Liquid/liquid dispersion in a chaotic advection flow

Mixing by chaotic advection in a twisted-pipe flow is used here to investigate the efficiency of this flow in the liquid/liquid dispersion process. This study focuses on water/oil dispersions produced by continuous water injection into a main oil flow, for small Dean numbers. The drop sizes obtained with the chaotic-advection twisted-pipe flow are compared with those in a straight pipe and a helically coiled flow for the same conditions. It is found that the resulting dispersions are finer and more mono-dispersed in the chaotic advection flow. These results are compared with the theoretical maximum diameter dmax determined by the Grace theory in which the viscous stress controls the breakup phenomena.
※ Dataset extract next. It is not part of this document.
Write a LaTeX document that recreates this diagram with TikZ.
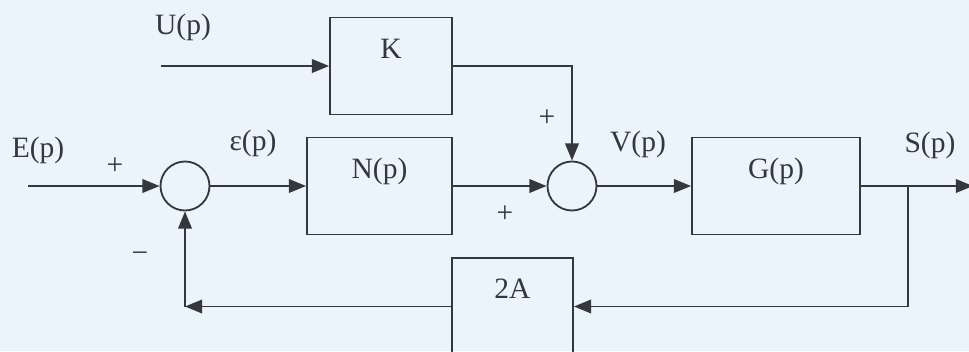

For this purpose, the kinematic field is computed from the theoretical formulae for Dean flow. The strain rate fields in the pipe cross-section are then analytically computed and used to predict the maximum drop diameter. The theoretical values are identical for the three configurations (straight, helically coiled, and twisted pipe) up to a critical Dean number, where the secondary flow becomes significant. Beyond this value, the shear stress is enhanced in the twisted-pipe flow compared with the straight-pipe flow, and the predicted drop diameters are smaller. An interpretation of the higher dispersive performance of the chaotic flow is provided by the Lagrangian trajectories of the particles.